_JOB_
In the records below, find the line with "Give me the TikZ source for this diagram." and the line with "(br) at (346.5,101);"; return exactly those lines and every line between them.

Recorded data
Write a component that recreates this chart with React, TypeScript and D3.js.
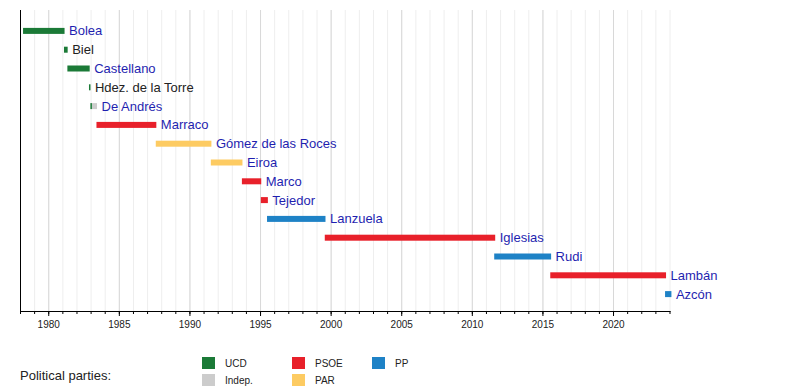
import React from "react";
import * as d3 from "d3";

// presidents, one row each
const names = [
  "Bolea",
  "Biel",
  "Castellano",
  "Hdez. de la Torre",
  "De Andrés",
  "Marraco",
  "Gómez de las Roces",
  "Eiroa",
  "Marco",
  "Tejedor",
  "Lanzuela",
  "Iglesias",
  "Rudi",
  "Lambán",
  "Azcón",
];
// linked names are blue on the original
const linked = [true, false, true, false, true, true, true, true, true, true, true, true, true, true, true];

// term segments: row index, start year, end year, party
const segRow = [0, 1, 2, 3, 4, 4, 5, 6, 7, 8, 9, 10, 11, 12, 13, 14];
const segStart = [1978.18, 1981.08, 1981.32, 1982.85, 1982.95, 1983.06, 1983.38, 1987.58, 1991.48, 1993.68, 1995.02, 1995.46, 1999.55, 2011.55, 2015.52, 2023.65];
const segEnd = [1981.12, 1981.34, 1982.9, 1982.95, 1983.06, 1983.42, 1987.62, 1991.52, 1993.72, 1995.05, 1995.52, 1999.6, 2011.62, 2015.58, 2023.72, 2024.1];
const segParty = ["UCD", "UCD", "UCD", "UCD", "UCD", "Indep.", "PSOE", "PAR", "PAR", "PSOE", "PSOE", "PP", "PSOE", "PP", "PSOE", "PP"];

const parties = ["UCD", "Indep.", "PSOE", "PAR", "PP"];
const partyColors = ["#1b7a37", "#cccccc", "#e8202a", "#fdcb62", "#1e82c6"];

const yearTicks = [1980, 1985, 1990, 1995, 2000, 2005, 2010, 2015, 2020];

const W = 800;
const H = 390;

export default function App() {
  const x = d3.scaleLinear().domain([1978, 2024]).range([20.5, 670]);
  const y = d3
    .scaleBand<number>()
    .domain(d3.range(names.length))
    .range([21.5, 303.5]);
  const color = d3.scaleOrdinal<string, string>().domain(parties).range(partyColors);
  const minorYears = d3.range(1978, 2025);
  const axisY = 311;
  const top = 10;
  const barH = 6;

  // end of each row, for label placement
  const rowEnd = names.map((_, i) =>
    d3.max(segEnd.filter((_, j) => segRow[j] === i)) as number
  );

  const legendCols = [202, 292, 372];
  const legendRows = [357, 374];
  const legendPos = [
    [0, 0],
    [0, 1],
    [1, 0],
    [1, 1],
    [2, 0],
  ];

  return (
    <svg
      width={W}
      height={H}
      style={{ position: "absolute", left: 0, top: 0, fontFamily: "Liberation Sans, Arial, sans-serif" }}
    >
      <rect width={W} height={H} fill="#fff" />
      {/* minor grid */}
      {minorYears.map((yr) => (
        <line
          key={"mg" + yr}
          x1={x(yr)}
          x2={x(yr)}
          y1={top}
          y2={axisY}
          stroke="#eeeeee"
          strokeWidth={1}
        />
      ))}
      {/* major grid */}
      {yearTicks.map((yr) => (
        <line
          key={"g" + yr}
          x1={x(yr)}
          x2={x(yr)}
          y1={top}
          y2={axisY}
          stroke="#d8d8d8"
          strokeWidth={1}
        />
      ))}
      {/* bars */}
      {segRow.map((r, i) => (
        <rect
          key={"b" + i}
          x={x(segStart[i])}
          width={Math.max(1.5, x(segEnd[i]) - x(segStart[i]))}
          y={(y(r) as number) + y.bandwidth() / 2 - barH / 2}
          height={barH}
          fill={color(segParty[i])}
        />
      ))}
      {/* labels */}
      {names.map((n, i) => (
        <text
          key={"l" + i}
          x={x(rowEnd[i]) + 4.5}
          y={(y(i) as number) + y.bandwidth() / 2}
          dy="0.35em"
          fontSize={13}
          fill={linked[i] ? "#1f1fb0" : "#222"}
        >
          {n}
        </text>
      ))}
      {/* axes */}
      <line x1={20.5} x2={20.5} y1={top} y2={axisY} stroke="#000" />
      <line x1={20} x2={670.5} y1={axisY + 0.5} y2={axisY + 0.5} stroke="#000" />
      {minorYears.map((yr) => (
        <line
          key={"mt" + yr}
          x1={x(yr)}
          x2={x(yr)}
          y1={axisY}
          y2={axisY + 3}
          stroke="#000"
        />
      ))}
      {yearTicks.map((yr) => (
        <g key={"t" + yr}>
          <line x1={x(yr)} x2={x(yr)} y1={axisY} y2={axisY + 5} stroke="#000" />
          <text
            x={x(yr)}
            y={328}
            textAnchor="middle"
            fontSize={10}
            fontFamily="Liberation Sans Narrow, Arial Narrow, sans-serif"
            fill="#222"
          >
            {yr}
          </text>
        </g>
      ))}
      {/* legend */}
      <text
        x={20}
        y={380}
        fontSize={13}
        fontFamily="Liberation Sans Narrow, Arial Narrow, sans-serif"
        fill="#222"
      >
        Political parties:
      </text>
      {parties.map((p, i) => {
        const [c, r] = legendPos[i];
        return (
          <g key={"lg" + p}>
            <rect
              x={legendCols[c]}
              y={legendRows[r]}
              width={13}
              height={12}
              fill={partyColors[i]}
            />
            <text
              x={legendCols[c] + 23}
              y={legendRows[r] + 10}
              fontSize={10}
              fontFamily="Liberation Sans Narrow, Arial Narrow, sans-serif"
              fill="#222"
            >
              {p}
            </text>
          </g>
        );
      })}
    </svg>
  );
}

...

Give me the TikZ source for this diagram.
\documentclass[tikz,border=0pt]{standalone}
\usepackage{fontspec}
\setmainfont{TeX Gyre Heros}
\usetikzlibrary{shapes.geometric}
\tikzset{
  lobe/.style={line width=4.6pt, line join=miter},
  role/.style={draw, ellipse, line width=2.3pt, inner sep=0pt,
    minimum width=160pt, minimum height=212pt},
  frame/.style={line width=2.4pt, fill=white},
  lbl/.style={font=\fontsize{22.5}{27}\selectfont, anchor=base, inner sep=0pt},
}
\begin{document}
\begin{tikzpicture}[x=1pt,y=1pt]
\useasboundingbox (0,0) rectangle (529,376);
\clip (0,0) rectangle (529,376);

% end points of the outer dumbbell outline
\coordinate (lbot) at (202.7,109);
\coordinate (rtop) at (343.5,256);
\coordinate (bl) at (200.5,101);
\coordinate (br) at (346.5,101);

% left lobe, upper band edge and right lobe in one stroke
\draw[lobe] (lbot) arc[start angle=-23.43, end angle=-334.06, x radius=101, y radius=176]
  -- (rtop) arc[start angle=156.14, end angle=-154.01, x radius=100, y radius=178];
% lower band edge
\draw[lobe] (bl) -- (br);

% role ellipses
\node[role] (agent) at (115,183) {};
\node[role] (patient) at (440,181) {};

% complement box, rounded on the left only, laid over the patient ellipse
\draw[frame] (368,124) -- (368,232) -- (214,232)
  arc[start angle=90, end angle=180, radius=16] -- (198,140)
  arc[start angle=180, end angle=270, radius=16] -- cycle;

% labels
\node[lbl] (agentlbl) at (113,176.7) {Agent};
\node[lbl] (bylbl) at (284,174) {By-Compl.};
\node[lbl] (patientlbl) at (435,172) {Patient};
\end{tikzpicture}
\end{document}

_WRITTEN RESPONSE_
Give me the TikZ source for this diagram.
\documentclass[tikz,border=0pt]{standalone}
\usepackage{fontspec}
\setmainfont{TeX Gyre Heros}
\usetikzlibrary{shapes.geometric}
\tikzset{
  lobe/.style={line width=4.6pt, line join=miter},
  role/.style={draw, ellipse, line width=2.3pt, inner sep=0pt,
    minimum width=160pt, minimum height=212pt},
  frame/.style={line width=2.4pt, fill=white},
  lbl/.style={font=\fontsize{22.5}{27}\selectfont, anchor=base, inner sep=0pt},
}
\begin{document}
\begin{tikzpicture}[x=1pt,y=1pt]
\useasboundingbox (0,0) rectangle (529,376);
\clip (0,0) rectangle (529,376);

% end points of the outer dumbbell outline
\coordinate (lbot) at (202.7,109);
\coordinate (rtop) at (343.5,256);
\coordinate (bl) at (200.5,101);
\coordinate (br) at (346.5,101);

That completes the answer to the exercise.